Sarah manages to smile -- sort of -- despite the snow.

By the time we got to the apex of our trip, almost nothing was visible but the road. As we came back down the canyon side, though, the snow stopped and the clouds broke, presenting us with a breathtaking sunset just as we reached a perfect picture-taking point.


The very beginning of sunset. Our timing was frankly excellent.


A view of other mountaintops on which it is still snowing.


Sarah with our faithful pink steed.


A sunset photo. I like how it goes all Maxfield Parrish in the middle left.


Another sunset photo. This sunset merited much recording.


A sunset photo with chicks attached.


Did I Just Accidentally Have a Homo Moment?
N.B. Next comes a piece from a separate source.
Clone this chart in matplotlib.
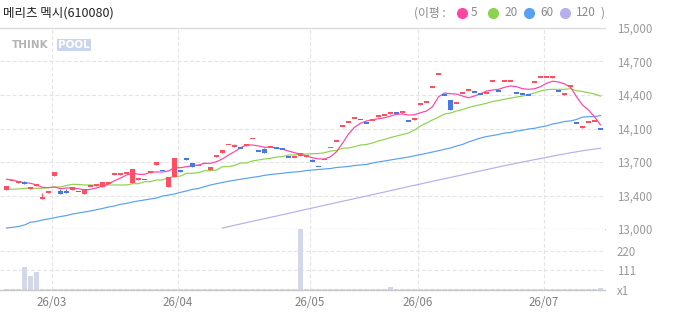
import numpy as np
import matplotlib.pyplot as plt
from matplotlib.lines import Line2D

plt.rcParams['font.family'] = ['Noto Sans CJK KR', 'DejaVu Sans']

title = '메리츠 멕시(610080)'
ma_names = ['5', '20', '60', '120']
ma_colors = ['#ff44a4', '#8cd24e', '#5aa0f2', '#b5b0ea']
up_color = '#ff4f62'
down_color = '#4678e6'
vol_color = '#d3d8e8'

month_labels = ['26/03', '26/04', '26/05', '26/06', '26/07']
month_first = [8, 29, 51, 69, 90]

price_ticks = [13000, 13333, 13667, 14000, 14333, 14667, 15000]
price_labels = ['13,000', '13,400', '13,700', '14,100', '14,400', '14,700', '15,000']
vol_ticks = [0, 111, 220]
vol_labels = ['x1', '111', '220']

# 일봉 (100개)
opens = [13388, 13483, 13458, 13468, 13398, 13428, 13299, 13358, 13530, 13378,
         13381, 13388, 13373, 13348, 13428, 13428, 13418, 13448, 13540, 13540,
         13557, 13458, 13488, 13493, 13557, 13640, 13582, 13418, 13517, 13587,
         13706, 13657, 13632, 13652, 13590, 13716, 13756, 13841, 13816, 13806,
         13826, 13900, 13776, 13796, 13816, 13806, 13796, 13716, 13716, 13726,
         13716, 13677, 13622, 13692, 13811, 13876, 14025, 14065, 14104, 14090,
         14055, 14085, 14114, 14134, 14144, 14154, 14154, 14075, 14085, 14234,
         14264, 14413, 14542, 14333, 14284, 14254, 14353, 14383, 14363, 14343,
         14353, 14473, 14373, 14473, 14473, 14353, 14343, 14333, 14463, 14512,
         14512, 14502, 14373, 14333, 14423, 14055, 14005, 14065, 14075, 13995]
closes = [13428, 13483, 13478, 13451, 13418, 13448, 13318, 13378, 13567, 13348,
          13361, 13418, 13373, 13398, 13428, 13448, 13468, 13468, 13557, 13557,
          13557, 13597, 13507, 13493, 13577, 13667, 13582, 13517, 13706, 13567,
          13687, 13617, 13632, 13652, 13617, 13736, 13786, 13841, 13836, 13806,
          13846, 13900, 13776, 13756, 13816, 13806, 13796, 13716, 13716, 13756,
          13736, 13677, 13622, 13692, 13811, 13876, 14025, 14065, 14104, 14090,
          14055, 14085, 14134, 14134, 14164, 14154, 14174, 14075, 14104, 14254,
          14264, 14413, 14542, 14333, 14184, 14254, 14353, 14383, 14363, 14343,
          14353, 14473, 14373, 14473, 14473, 14353, 14343, 14333, 14463, 14512,
          14512, 14522, 14373, 14353, 14423, 14055, 14025, 14065, 14075, 13995]
highs = [13428, 13483, 13478, 13481, 13418, 13448, 13358, 13378, 13567, 13401,
         13398, 13418, 13373, 13398, 13428, 13448, 13468, 13468, 13557, 13557,
         13557, 13597, 13507, 13493, 13577, 13667, 13582, 13517, 13706, 13587,
         13706, 13657, 13632, 13652, 13617, 13736, 13786, 13841, 13846, 13806,
         13846, 13900, 13776, 13806, 13816, 13806, 13796, 13716, 13716, 13756,
         13736, 13697, 13622, 13692, 13811, 13876, 14025, 14065, 14104, 14090,
         14055, 14085, 14134, 14134, 14164, 14154, 14174, 14075, 14104, 14254,
         14264, 14413, 14542, 14333, 14284, 14254, 14353, 14383, 14363, 14343,
         14353, 14473, 14373, 14473, 14473, 14353, 14343, 14333, 14463, 14512,
         14512, 14522, 14373, 14353, 14423, 14055, 14025, 14065, 14075, 13995]

# 이동평균선
ma5 = [13495, 13488, 13471, 13461, 13455, 13438, 13415, 13411, 13418, 13401,
       13408, 13408, 13401, 13388, 13395, 13408, 13428, 13448, 13481, 13507,
       13537, 13557, 13544, 13544, 13567, 13567, 13567, 13577, 13610, 13610,
       13620, 13630, 13637, 13654, 13654, 13670, 13697, 13736, 13769, 13809,
       13836, 13836, 13826, 13813, 13813, 13806, 13793, 13776, 13759, 13746,
       13726, 13709, 13697, 13697, 13719, 13769, 13853, 13945, 14012, 14052,
       14075, 14088, 14097, 14107, 14124, 14141, 14144, 14134, 14137, 14157,
       14174, 14217, 14316, 14353, 14346, 14343, 14323, 14306, 14323, 14346,
       14373, 14383, 14390, 14410, 14423, 14416, 14396, 14390, 14396, 14416,
       14450, 14470, 14463, 14443, 14410, 14316, 14234, 14184, 14117, 14035]
ma20 = [13395, 13395, 13398, 13405, 13405, 13405, 13405, 13413, 13418, 13418,
        13433, 13445, 13443, 13438, 13438, 13435, 13428, 13438, 13438, 13438,
        13438, 13451, 13451, 13471, 13471, 13488, 13488, 13512, 13520, 13527,
        13554, 13554, 13562, 13580, 13580, 13587, 13620, 13620, 13632, 13657,
        13657, 13677, 13687, 13697, 13703, 13716, 13721, 13736, 13736, 13746,
        13746, 13749, 13751, 13759, 13776, 13781, 13803, 13806, 13819, 13836,
        13841, 13856, 13876, 13891, 13910, 13925, 13940, 13955, 13985, 14025,
        14055, 14085, 14114, 14144, 14154, 14174, 14189, 14209, 14224, 14237,
        14251, 14269, 14279, 14291, 14303, 14313, 14323, 14338, 14353, 14373,
        14386, 14390, 14390, 14390, 14396, 14376, 14368, 14356, 14343, 14323]
ma60 = [13010, 13017, 13025, 13040, 13067, 13075, 13090, 13100, 13112, 13124,
        13134, 13149, 13159, 13169, 13179, 13192, 13204, 13219, 13229, 13246,
        13254, 13269, 13279, 13289, 13299, 13308, 13328, 13338, 13348, 13365,
        13378, 13395, 13403, 13421, 13438, 13451, 13463, 13475, 13485, 13495,
        13504, 13514, 13522, 13534, 13542, 13549, 13554, 13562, 13567, 13572,
        13582, 13587, 13592, 13597, 13602, 13612, 13617, 13622, 13632, 13637,
        13642, 13657, 13667, 13677, 13687, 13697, 13706, 13716, 13729, 13741,
        13753, 13766, 13779, 13793, 13806, 13826, 13841, 13866, 13886, 13905,
        13920, 13930, 13940, 13955, 13960, 13975, 13982, 13995, 14002, 14015,
        14025, 14045, 14055, 14070, 14075, 14090, 14114, 14117, 14119, 14129]
ma120_start = 36
ma120 = [13010, 13023, 13037, 13050, 13064, 13077, 13090, 13103, 13116, 13129,
         13143, 13156, 13169, 13183, 13196, 13209, 13223, 13236, 13249, 13263,
         13276, 13289, 13302, 13315, 13328, 13342, 13355, 13368, 13382, 13395,
         13408, 13422, 13435, 13448, 13462, 13475, 13488, 13500, 13513, 13526,
         13539, 13552, 13565, 13578, 13591, 13604, 13617, 13630, 13642, 13654,
         13666, 13678, 13690, 13701, 13713, 13725, 13736, 13747, 13758, 13768,
         13778, 13787, 13796, 13803]

# 거래량
volumes = [6, 6, 6, 128, 78, 100, 6, 6, 6, 6,
           6, 6, 6, 6, 6, 6, 6, 6, 6, 6,
           6, 6, 6, 6, 6, 6, 6, 6, 6, 6,
           6, 6, 6, 6, 6, 6, 6, 6, 6, 6,
           6, 6, 6, 6, 6, 6, 6, 6, 6, 400,
           6, 6, 6, 6, 6, 6, 6, 6, 6, 6,
           6, 6, 6, 6, 17, 6, 6, 6, 6, 6,
           6, 6, 6, 6, 6, 6, 6, 6, 6, 6,
           6, 6, 6, 6, 6, 6, 6, 6, 6, 6,
           6, 6, 6, 6, 6, 6, 6, 6, 6, 11]

W, H = 673, 315
fig = plt.figure(figsize=(W / 100, H / 100), dpi=100)
fig.patch.set_facecolor('white')


def box(x0, y0, x1, y1):
    return [x0 / W, 1 - y1 / H, (x1 - x0) / W, (y1 - y0) / H]


ax = fig.add_axes(box(0, 28, 605, 229))
axv = fig.add_axes(box(0, 229, 605, 290))

idx = np.arange(len(closes))
o = np.array(opens)
c = np.array(closes)
hi = np.array(highs)
lo = np.minimum(o, c)
prev = np.r_[o[0], c[:-1]]
up = (c > o) | ((c == o) & (c >= prev))
cols = np.where(up, up_color, down_color)

grid_kw = dict(color='#e4e4e4', lw=0.8, ls=(0, (3.5, 2)))
month_pos = np.array(month_first) - 0.42

# 가격 차트
ax.plot(idx, ma60, color=ma_colors[2], lw=0.85, zorder=2)
ax.plot(idx[ma120_start:], ma120, color=ma_colors[3], lw=0.85, zorder=2)
ax.plot(idx, ma20, color=ma_colors[1], lw=0.85, zorder=2)
ax.plot(idx, ma5, color=ma_colors[0], lw=0.85, zorder=2)

body_h = np.abs(c - o)
body_lo = np.where(body_h < 15, (o + c) / 2 - 7, lo)
body_h = np.maximum(body_h, 14)
ax.vlines(idx, lo, hi, colors=cols, lw=0.75, zorder=3)
ax.bar(idx, body_h, bottom=body_lo, width=0.8, color=cols, lw=0, zorder=3)

ax.set_xlim(-1.08, 99.75)
ax.set_ylim(13000, 15000)
ax.set_yticks(price_ticks)
ax.set_yticklabels(price_labels)
ax.yaxis.tick_right()
ax.tick_params(axis='y', length=0, pad=8.5, labelsize=8.3, labelcolor='#9a9a9a')
ax.set_xticks(month_pos)
ax.tick_params(axis='x', length=0, labelbottom=False)
ax.grid(True, **grid_kw)
ax.set_axisbelow(True)
for s in ['left', 'right', 'bottom']:
    ax.spines[s].set_visible(False)
ax.spines['top'].set_color('#dcdcdc')
ax.spines['top'].set_linewidth(1.0)
ax.axhline(13000, color='#8c8c8c', lw=0.8, ls=(0, (2, 1.2)), clip_on=False, zorder=5)

# 거래량 차트
axv.bar(idx, volumes, width=0.8, color=vol_color, lw=0, zorder=2)
axv.set_xlim(-1.08, 99.75)
axv.set_ylim(0, 344)
axv.set_yticks(vol_ticks)
axv.set_yticklabels(vol_labels)
axv.yaxis.tick_right()
axv.tick_params(axis='y', length=0, pad=8.5, labelsize=8.3, labelcolor='#9a9a9a')
axv.set_xticks(month_pos)
axv.set_xticklabels(month_labels)
axv.tick_params(axis='x', length=0, pad=4, labelsize=8.3, labelcolor='#808080')
axv.grid(True, **grid_kw)
axv.set_axisbelow(True)
for s in ['left', 'right', 'top']:
    axv.spines[s].set_visible(False)
axv.spines['bottom'].set_color('#c8c8c8')
axv.spines['bottom'].set_linewidth(1.0)

# 제목과 범례
fig.text(3 / W, 1 - 13 / H, title, fontsize=9, color='#222222', va='center', ha='left')

fig.text(414 / W, 1 - 13 / H, '(이평 :', fontsize=8.5, color='#8a8a8a', va='center', ha='left')
dot_x = [462, 493, 529, 565]
txt_x = [471, 504, 540, 576]
for name, col, dx, tx in zip(ma_names, ma_colors, dot_x, txt_x):
    fig.add_artist(Line2D([dx / W], [1 - 13 / H], marker='o', ms=7, color=col,
                          mec=col, transform=fig.transFigure))
    fig.text(tx / W, 1 - 13 / H, name, fontsize=8.5, color='#8a8a8a', va='center', ha='left')
fig.text(601 / W, 1 - 13 / H, ')', fontsize=8.5, color='#8a8a8a', va='center', ha='left')

# 워터마크
fig.text(12 / W, 1 - 45 / H, 'THINK', fontsize=7.5, fontweight='bold', color='#b4b4b4',
         va='center', ha='left', family='DejaVu Sans')
fig.text(58 / W, 1 - 45 / H, 'POOL', fontsize=7.5, fontweight='bold', color='white',
         va='center', ha='left', family='DejaVu Sans',
         bbox=dict(boxstyle='square,pad=0.1', fc='#c9d5ec', ec='none'))

plt.savefig('out.png', dpi=100)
After our Jeep tour, we drove back to Cave Creek, and gussied ourselves up for a trip to the dyke bar. Okay, I'm totally lying -- I only brought fatigues and T-shirts, so no gussying occurred for me. But we did go to the (probably only) Scottsdale dyke bar, which is located in a strip mall, like everything else in Scottsdale, and has the somewhat unfortunate name of "Ain't Nobody's Business." Perhaps more unfortunately, the neon sign that set it off from the other strip mall stores officially read "Ain't Nobody's Biz," but the "Ain't Nob" part was unlit. Sarah and I speculated that the handful of confused straight guys in the place had meant to go to another bar called Ody's Biz and had been cruelly misled. Speaking of bar names, do please remind me that when Sarah goes to Tel Aviv, I intend to call her regular gay bar the Heebie G.B.

Sunday night at Ody's Biz was uneventful -- we had some drinks and struggled unsuccessfully with the computerized darts machine, but we noticed that Monday is Karaoke night, so we planned to go back the next day.